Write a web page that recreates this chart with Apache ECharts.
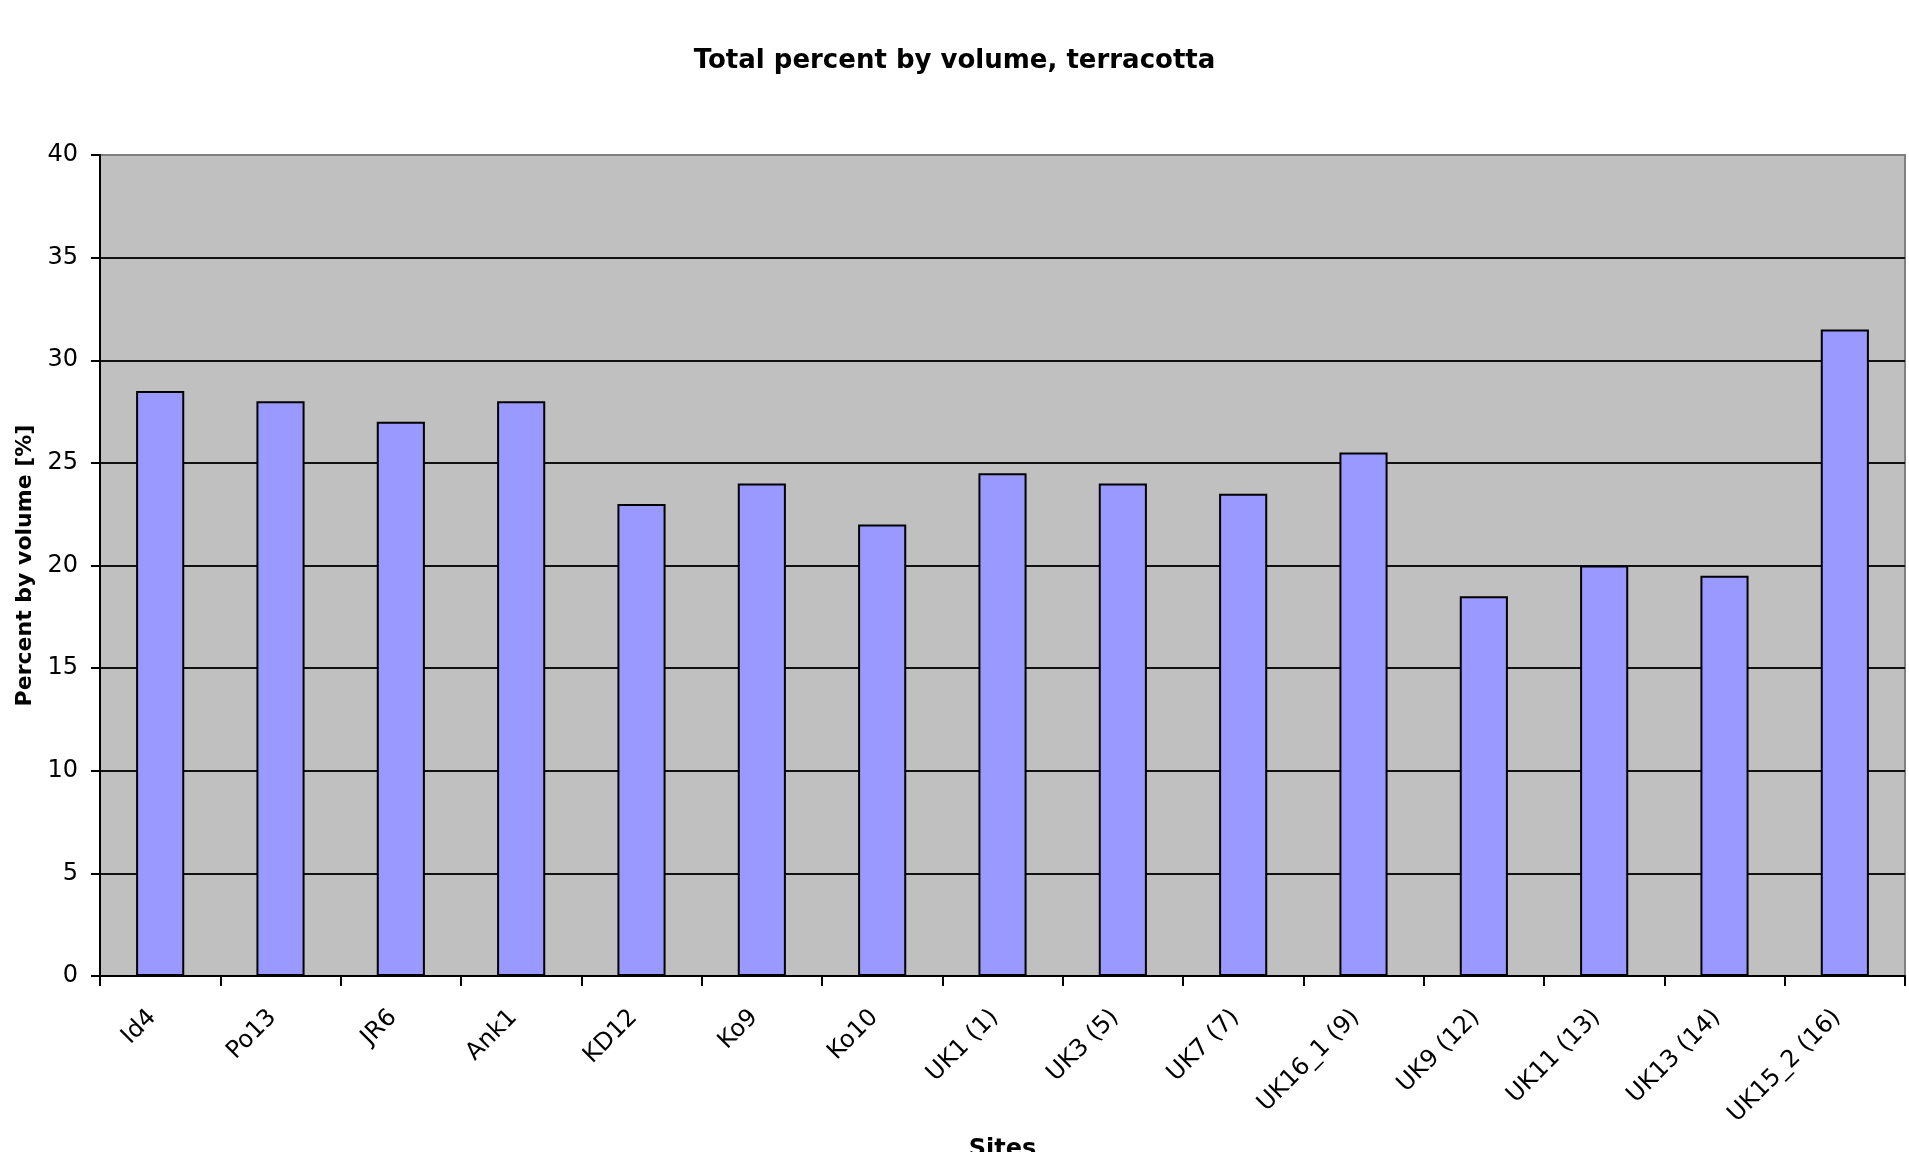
<!DOCTYPE html>
<html>
<head>
<meta charset="utf-8">
<title>Total percent by volume, terracotta</title>
<script src="https://cdn.jsdelivr.net/npm/echarts@6/dist/echarts.min.js"></script>
<style>
  html, body { margin: 0; padding: 0; background: #ffffff; }
  #chart { width: 1909px; height: 1152px; }
</style>
</head>
<body>
<div id="chart"></div>
<script>
// Sampling sites and their total porosity (percent by volume) for terracotta
const sites = [
  'Id4', 'Po13', 'JR6', 'Ank1', 'KD12', 'Ko9', 'Ko10',
  'UK1 (1)', 'UK3 (5)', 'UK7 (7)', 'UK16_1 (9)', 'UK9 (12)',
  'UK11 (13)', 'UK13 (14)', 'UK15_2 (16)'
];
const percentByVolume = [
  28.5, 28, 27, 28, 23, 24, 22,
  24.5, 24, 23.5, 25.5, 18.5,
  20, 19.5, 31.5
];
const yMin = 0;
const yMax = 40;
const yStep = 5;

const FONT = '"DejaVu Sans", "Liberation Sans", Arial, sans-serif';

const chart = echarts.init(document.getElementById('chart'), null, { renderer: 'canvas' });

chart.setOption({
  backgroundColor: '#ffffff',
  animation: false,
  title: {
    text: 'Total percent by volume, terracotta',
    left: 'center',
    top: 43,
    textStyle: { fontFamily: FONT, fontSize: 26, fontWeight: 'bold', color: '#000000' }
  },
  grid: {
    left: 100,
    right: 4,
    top: 155,
    bottom: 176,
    outerBoundsMode: 'none',
    containLabel: false,
    show: true,
    backgroundColor: '#c0c0c0',
    borderColor: '#808080',
    borderWidth: 2
  },
  xAxis: {
    type: 'category',
    data: sites,
    name: 'Sites',
    nameLocation: 'middle',
    nameGap: 162,
    nameTextStyle: {
      fontFamily: FONT, fontSize: 24, fontWeight: 'bold', color: '#000000',
      verticalAlign: 'top'
    },
    axisLine: { show: true, lineStyle: { color: '#000000', width: 2 } },
    axisTick: { show: true, length: 10, lineStyle: { color: '#000000', width: 2 } },
    axisLabel: {
      rotate: 45,
      margin: 30,
      padding: [0, 11, 0, 0],
      interval: 0,
      fontFamily: FONT,
      fontSize: 24,
      color: '#000000'
    },
    splitLine: { show: false }
  },
  yAxis: {
    type: 'value',
    min: yMin,
    max: yMax,
    interval: yStep,
    name: 'Percent by volume [%]',
    nameLocation: 'middle',
    nameGap: 62,
    nameTextStyle: { fontFamily: FONT, fontSize: 22, fontWeight: 'bold', color: '#000000' },
    axisLine: { show: true, lineStyle: { color: '#000000', width: 2 } },
    axisTick: { show: true, length: 9, lineStyle: { color: '#000000', width: 2 } },
    axisLabel: { margin: 22, fontFamily: FONT, fontSize: 24, color: '#000000' },
    splitLine: { show: true, showMaxLine: false, lineStyle: { color: '#111111', width: 2 } }
  },
  series: [{
    type: 'bar',
    data: percentByVolume,
    barWidth: '40%',
    itemStyle: { color: '#9999ff', borderColor: '#000000', borderWidth: 2 }
  }]
});
</script>
</body>
</html>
________
• _Instructions to follow_
Repeat the material above in full and exactly, omitting the pictures.

• _Result of this task_
Write a web page that recreates this chart with Apache ECharts.
<!DOCTYPE html>
<html>
<head>
<meta charset="utf-8">
<title>Total percent by volume, terracotta</title>
<script src="https://cdn.jsdelivr.net/npm/echarts@6/dist/echarts.min.js"></script>
<style>
  html, body { margin: 0; padding: 0; background: #ffffff; }
  #chart { width: 1909px; height: 1152px; }
</style>
</head>
<body>
<div id="chart"></div>
<script>
// Sampling sites and their total porosity (percent by volume) for terracotta
const sites = [
  'Id4', 'Po13', 'JR6', 'Ank1', 'KD12', 'Ko9', 'Ko10',
  'UK1 (1)', 'UK3 (5)', 'UK7 (7)', 'UK16_1 (9)', 'UK9 (12)',
  'UK11 (13)', 'UK13 (14)', 'UK15_2 (16)'
];
const percentByVolume = [
  28.5, 28, 27, 28, 23, 24, 22,
  24.5, 24, 23.5, 25.5, 18.5,
  20, 19.5, 31.5
];
const yMin = 0;
const yMax = 40;
const yStep = 5;

const FONT = '"DejaVu Sans", "Liberation Sans", Arial, sans-serif';

const chart = echarts.init(document.getElementById('chart'), null, { renderer: 'canvas' });

chart.setOption({
  backgroundColor: '#ffffff',
  animation: false,
  title: {
    text: 'Total percent by volume, terracotta',
    left: 'center',
    top: 43,
    textStyle: { fontFamily: FONT, fontSize: 26, fontWeight: 'bold', color: '#000000' }
  },
  grid: {
    left: 100,
    right: 4,
    top: 155,
    bottom: 176,
    outerBoundsMode: 'none',
    containLabel: false,
    show: true,
    backgroundColor: '#c0c0c0',
    borderColor: '#808080',
    borderWidth: 2
  },
  xAxis: {
    type: 'category',
    data: sites,
    name: 'Sites',
    nameLocation: 'middle',
    nameGap: 162,
    nameTextStyle: {
      fontFamily: FONT, fontSize: 24, fontWeight: 'bold', color: '#000000',
      verticalAlign: 'top'
    },
    axisLine: { show: true, lineStyle: { color: '#000000', width: 2 } },
    axisTick: { show: true, length: 10, lineStyle: { color: '#000000', width: 2 } },
    axisLabel: {
      rotate: 45,
      margin: 30,
      padding: [0, 11, 0, 0],
      interval: 0,
      fontFamily: FONT,
      fontSize: 24,
      color: '#000000'
    },
    splitLine: { show: false }
  },
  yAxis: {
    type: 'value',
    min: yMin,
    max: yMax,
    interval: yStep,
    name: 'Percent by volume [%]',
    nameLocation: 'middle',
    nameGap: 62,
    nameTextStyle: { fontFamily: FONT, fontSize: 22, fontWeight: 'bold', color: '#000000' },
    axisLine: { show: true, lineStyle: { color: '#000000', width: 2 } },
    axisTick: { show: true, length: 9, lineStyle: { color: '#000000', width: 2 } },
    axisLabel: { margin: 22, fontFamily: FONT, fontSize: 24, color: '#000000' },
    splitLine: { show: true, showMaxLine: false, lineStyle: { color: '#111111', width: 2 } }
  },
  series: [{
    type: 'bar',
    data: percentByVolume,
    barWidth: '40%',
    itemStyle: { color: '#9999ff', borderColor: '#000000', borderWidth: 2 }
  }]
});
</script>
</body>
</html>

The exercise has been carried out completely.